Matt and all:

Yes, everybody has a basic temperament and everybody has their core beliefs. 
But I think you're being far too generous about Platt, who is beyond the pale. 
But maybe that view reflects my own intractable bias. For as long as I can 
remember, the idea of absolute truth has always seemed totally bogus, something 
only religious fanatics believed. My initial interest in philosophy was 
motivated by the belief that philosophers, at least the ones in more recent 
centuries, were too careful and too skeptical to ever indulge in that sort of 
nonsense. I didn't even realize that Descartes used God to climb out of his 
radical skepticism, etc, etc. That is probably the main reason I was so baffled 
when I first starting reading your posts. You probably remember trying to 
convince me that philosophers have made lots of claims about absolute truth. I 
literally did not believe it. Now I do. Now I see what you've been talking 
about. But that same old attitude survived these transformations. I still think 
the idea of absolute truth is totally bogus, something only a religious fanatic 
could believe. Its just that my idea of "religious fanatic" has expanded to 
include such philosophers. 

But I think proponents of absolute truth are beyond the pale because that is 
soooooo NOT what Pirsig is saying. To the extent that the concept appears in 
his work at all, if is usually followed by something like, "whatever that 
means" or "whatever that is". Its obvious in his attack on Plato's fixed and 
eternal truth and on scientific objectivity. If the future is anything like the 
past, the art gallery analogy, the denial of the thing-in-itself or anything 
like the Hegelian Absolute (whatever that is), the assertion that truth is a 
species of the Good and the assertion that reality is fundamentally dynamic. In 
some sense, the main point of his work is to deny that there is any such thing 
as absolute truth, no? I mean, there is a whole range of reasonable 
interpretations but some are just beyond the pale. I don't see how its possible 
to have a "quality conversation" about the MOQ with an absolutist because just 
don't see how its possible to be a Pirsigian and any kind of absolutist at the 
same time. It simply doesn't make sense. But the force of temperament is such 
that Platt could read every book in your library and it wouldn't matter.

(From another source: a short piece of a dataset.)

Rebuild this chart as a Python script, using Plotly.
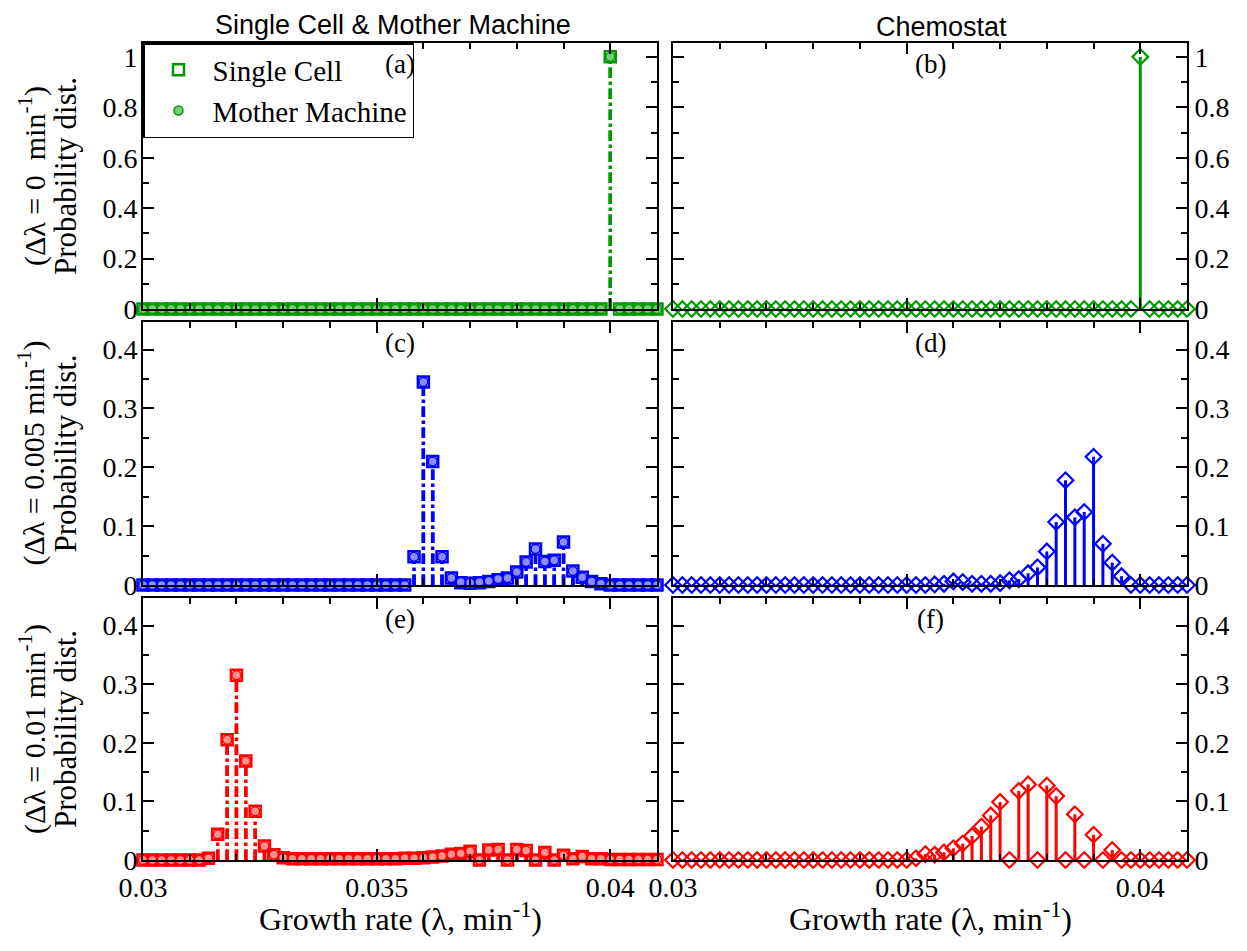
import plotly.graph_objects as go

# ---------------- data ----------------
growth_rate = [0.0300, 0.0302, 0.0304, 0.0306, 0.0308, 0.0310, 0.0312, 0.0314, 0.0316, 0.0318,
               0.0320, 0.0322, 0.0324, 0.0326, 0.0328, 0.0330, 0.0332, 0.0334, 0.0336, 0.0338,
               0.0340, 0.0342, 0.0344, 0.0346, 0.0348, 0.0350, 0.0352, 0.0354, 0.0356, 0.0358,
               0.0360, 0.0362, 0.0364, 0.0366, 0.0368, 0.0370, 0.0372, 0.0374, 0.0376, 0.0378,
               0.0380, 0.0382, 0.0384, 0.0386, 0.0388, 0.0390, 0.0392, 0.0394, 0.0396, 0.0398,
               0.0400, 0.0402, 0.0404, 0.0406, 0.0408, 0.0410]

# panel (a): delta lambda = 0, single cell / mother machine
sc_0 = [0]*50 + [1.0] + [0]*5
mm_0 = [0]*50 + [1.0] + [0]*5
# panel (b): delta lambda = 0, chemostat
ch_0 = [0]*50 + [1.0] + [0]*5

# panel (c): delta lambda = 0.005
sc_005 = [0]*29 + [0.048, 0.345, 0.210, 0.048, 0.012, 0.004, 0.003, 0.004, 0.006, 0.009,
                   0.012, 0.022, 0.039, 0.061, 0.040, 0.042, 0.073, 0.024, 0.013, 0.006,
                   0.002, 0, 0, 0, 0, 0, 0]
mm_005 = [0]*29 + [0.048, 0.345, 0.210, 0.048, 0.012, 0.005, 0.004, 0.005, 0.007, 0.010,
                   0.012, 0.022, 0.039, 0.061, 0.040, 0.042, 0.073, 0.024, 0.013, 0.006,
                   0.002, 0, 0, 0, 0, 0, 0]
# panel (d): chemostat
ch_005 = [0]*28 + [0.001, 0.002, 0.006, 0.005, 0.002, 0.002, 0.002, 0.003, 0.008, 0.010,
                   0.020, 0.030, 0.057, 0.107, 0.178, 0.115, 0.124, 0.218, 0.070, 0.038,
                   0.015, 0, 0, 0, 0, 0, 0, 0]

# panel (e): delta lambda = 0.01
sc_01 = [0, 0, 0, 0, 0, 0, 0, 0.003, 0.044, 0.205,
         0.315, 0.169, 0.083, 0.024, 0.009, 0.004, 0.002, 0.002, 0.002, 0.002,
         0.002, 0.002, 0.002, 0.002, 0.002, 0.002, 0.002, 0.002, 0.003, 0.003,
         0.004, 0.005, 0.007, 0.010, 0.011, 0.015, 0, 0.017, 0.018, 0,
         0.018, 0.016, 0, 0.013, 0, 0.008, 0.002, 0.006, 0.002, 0.002,
         0.001, 0.001, 0.001, 0.001, 0.001, 0.001]
mm_01 = [0, 0, 0, 0, 0, 0, 0, 0.003, 0.044, 0.205,
         0.315, 0.169, 0.083, 0.024, 0.009, 0.004, 0.002, 0.002, 0.002, 0.002,
         0.002, 0.002, 0.002, 0.002, 0.002, 0.002, 0.002, 0.002, 0.003, 0.003,
         0.004, 0.005, 0.007, 0.010, 0.011, 0.015, 0, 0.017, 0.018, 0,
         0.018, 0.016, 0, 0.013, 0, 0.008, 0.002, 0.006, 0.002, 0.002,
         0.001, 0.001, 0.001, 0.001, 0.001, 0.001]
# panel (f): chemostat
ch_01 = [0]*26 + [0.003, 0.010, 0.009, 0.013, 0.020, 0.028, 0.041, 0.057, 0.076, 0.099,
                  0, 0.118, 0.129, 0, 0.127, 0.109, 0, 0.078, 0, 0.043,
                  0, 0.017, 0, 0, 0, 0, 0, 0, 0, 0]

panel_labels = ["(a)", "(b)", "(c)", "(d)", "(e)", "(f)"]
delta_labels = ["(\u0394\u03bb = 0  min<sup>-1</sup>)", "(\u0394\u03bb = 0.005 min<sup>-1</sup>)",
                "(\u0394\u03bb = 0.01 min<sup>-1</sup>)"]
ylabel_text = "Probability dist."
xlabel_text = "Growth rate (\u03bb, min<sup>-1</sup>)"
column_titles = ["Single Cell & Mother Machine", "Chemostat"]
x_tick_vals = [0.03, 0.035, 0.04]
x_tick_text = ["0.03", "0.035", "0.04"]
y_ticks_top = [0, 0.2, 0.4, 0.6, 0.8, 1]
y_ticks_top_text = ["0", "0.2", "0.4", "0.6", "0.8", "1"]
y_ticks_low = [0, 0.1, 0.2, 0.3, 0.4]
y_ticks_low_text = ["0", "0.1", "0.2", "0.3", "0.4"]

GREEN, BLUE, RED = "#009a00", "#0000ff", "#ff0000"
LIGHT = {GREEN: "#7ccc7c", BLUE: "#8c8cff", RED: "#ff9090"}

SERIF = "Liberation Serif"
SANS = "Liberation Sans"
FS = 28

# page body has an 8 px margin: figure is drawn at (8, 8)
OFF = 8
W, H = 1247 - 2 * OFF, 951 - 2 * OFF
# panel pixel boxes (screen coordinates)
xl = (143, 657)
xr = (673, 1187)
rows = [(43, 309), (322, 585), (598, 860)]


def px(x):
    return (x - OFF) / W


def py(y):
    return 1 - (y - OFF) / H


def xd(p):
    return [px(p[0]), px(p[1])]


def yd(p):
    return [py(p[1]), py(p[0])]


def stems(x, y):
    sx, sy = [], []
    for xi, yi in zip(x, y):
        if yi > 0:
            sx += [xi, xi, None]
            sy += [0, yi, None]
    return sx, sy


fig = go.Figure()

left_sets = [(sc_0, mm_0, GREEN), (sc_005, mm_005, BLUE), (sc_01, mm_01, RED)]
right_sets = [(ch_0, GREEN), (ch_005, BLUE), (ch_01, RED)]

for r in range(3):
    sc, mm, col = left_sets[r]
    ax = 2 * r + 1
    xa = "x" if ax == 1 else f"x{ax}"
    ya = "y" if ax == 1 else f"y{ax}"
    sx, sy = stems(growth_rate, sc)
    fig.add_trace(go.Scatter(x=sx, y=sy, mode="lines", line=dict(color=col, width=3.5, dash="dash"),
                             xaxis=xa, yaxis=ya, showlegend=False, hoverinfo="skip"))
    sx, sy = stems(growth_rate, mm)
    fig.add_trace(go.Scatter(x=sx, y=sy, mode="lines", line=dict(color=col, width=3.5, dash="dashdot"),
                             xaxis=xa, yaxis=ya, showlegend=False, hoverinfo="skip"))
    fig.add_trace(go.Scatter(x=growth_rate, y=sc, mode="markers", name="Single Cell",
                             marker=dict(symbol="square-open", size=11, color=col, line=dict(width=2.5, color=col)),
                             xaxis=xa, yaxis=ya, showlegend=(r == 0), cliponaxis=False))
    fig.add_trace(go.Scatter(x=growth_rate, y=mm, mode="markers", name="Mother Machine",
                             marker=dict(symbol="circle", size=9, color=LIGHT[col], line=dict(width=1.5, color=col)),
                             xaxis=xa, yaxis=ya, showlegend=(r == 0), cliponaxis=False))

    ch, colr = right_sets[r]
    ax = 2 * r + 2
    xa, ya = f"x{ax}", f"y{ax}"
    sx, sy = stems(growth_rate, ch)
    fig.add_trace(go.Scatter(x=sx, y=sy, mode="lines", line=dict(color=colr, width=3),
                             xaxis=xa, yaxis=ya, showlegend=False, hoverinfo="skip"))
    fig.add_trace(go.Scatter(x=growth_rate, y=ch, mode="markers", name="Chemostat",
                             marker=dict(symbol="diamond-open", size=12, color=colr, line=dict(width=2.2, color=colr)),
                             xaxis=xa, yaxis=ya, showlegend=False, cliponaxis=False))

axis_common = dict(showline=True, linecolor="black", linewidth=2, mirror="ticks", ticks="inside",
                   ticklen=11, tickwidth=1.5, tickcolor="black", showgrid=False, zeroline=False,
                   automargin=False,
                   tickfont=dict(family=SERIF, size=FS, color="black"))

layout = dict(width=W, height=H, margin=dict(l=0, r=0, t=0, b=0, autoexpand=False),
              plot_bgcolor="white", paper_bgcolor="white", showlegend=True)

for r in range(3):
    for c in range(2):
        ax = 2 * r + c + 1
        kx = "xaxis" if ax == 1 else f"xaxis{ax}"
        ky = "yaxis" if ax == 1 else f"yaxis{ax}"
        xs = "x" if ax == 1 else f"x{ax}"
        ys = "y" if ax == 1 else f"y{ax}"
        layout[kx] = dict(axis_common, domain=xd(xl if c == 0 else xr), range=[0.03, 0.041],
                          anchor=ys, tickmode="array", tickvals=x_tick_vals, ticktext=x_tick_text,
                          showticklabels=(r == 2), ticklabelstandoff=1,
                          minor=dict(ticks="inside", ticklen=6, tickwidth=1.5, tickcolor="black",
                                     tick0=0.03, dtick=0.001))
        if r == 0:
            yv, yt, yr, md = y_ticks_top, y_ticks_top_text, [0, 1.055], 0.1
        else:
            yv, yt, yr, md = y_ticks_low, y_ticks_low_text, [0, 0.447], 0.05
        layout[ky] = dict(axis_common, domain=yd(rows[r]), range=yr, anchor=xs,
                          tickmode="array", tickvals=yv, ticktext=yt,
                          side=("left" if c == 0 else "right"),
                          ticklabelstandoff=(-2 if c == 0 else 0),
                          minor=dict(ticks="inside", ticklen=6, tickwidth=1.5, tickcolor="black",
                                     tick0=0, dtick=md))

layout["legend"] = dict(x=px(143), y=py(43), xanchor="left", yanchor="top",
                        bgcolor="white", bordercolor="black", borderwidth=1.5,
                        font=dict(family=SERIF, size=29, color="black"),
                        itemwidth=58, tracegroupgap=0)

fig.update_layout(**layout)

ann = []
centers_x = [(xl[0] + xl[1]) / 2, (xr[0] + xr[1]) / 2]
for r in range(3):
    for c in range(2):
        ann.append(dict(x=px(centers_x[c]), y=py(rows[r][0] + 4), xref="paper", yref="paper",
                        text=panel_labels[2 * r + c], showarrow=False, xanchor="center", yanchor="top",
                        font=dict(family=SERIF, size=27, color="black")))
    ymid = py((rows[r][0] + rows[r][1]) / 2)
    ann.append(dict(x=px(32), y=ymid, xref="paper", yref="paper",
                    text=delta_labels[r], showarrow=False, textangle=-90,
                    xanchor="center", yanchor="middle",
                    font=dict(family=SERIF, size=30, color="black")))
    ann.append(dict(x=px(65), y=ymid, xref="paper", yref="paper",
                    text=ylabel_text, showarrow=False, textangle=-90,
                    xanchor="center", yanchor="middle",
                    font=dict(family=SERIF, size=31, color="black")))
ann.append(dict(x=px(393), y=py(8), xref="paper", yref="paper", text=column_titles[0],
                showarrow=False, xanchor="center", yanchor="top",
                font=dict(family=SANS, size=27, color="black")))
ann.append(dict(x=px(941), y=py(10), xref="paper", yref="paper", text=column_titles[1],
                showarrow=False, xanchor="center", yanchor="top",
                font=dict(family=SANS, size=27, color="black")))
for c in range(2):
    ann.append(dict(x=px(centers_x[c]), y=py(917), xref="paper", yref="paper",
                    text=xlabel_text, showarrow=False,
                    xanchor="center", yanchor="middle",
                    font=dict(family=SERIF, size=32, color="black")))
fig.update_layout(annotations=ann)

fig.write_html("out.html")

As I recall, Rorty said that if "relativism" simply means a denial of absolute 
truth, then yes, he's a relativist. Obviously, I think Pirsig is also a 
relativist in that sense. But its also true that Lila, among other things, 
seeks to deny the charge of relativism. The accusation was mouthed by Richard 
Rigel in the book but he represents actual critics of his first book. There are 
differences between Pirsig and Rorty but they're not on different planets. I 
guess I wanna believe our debate is well within the pale. That's my point.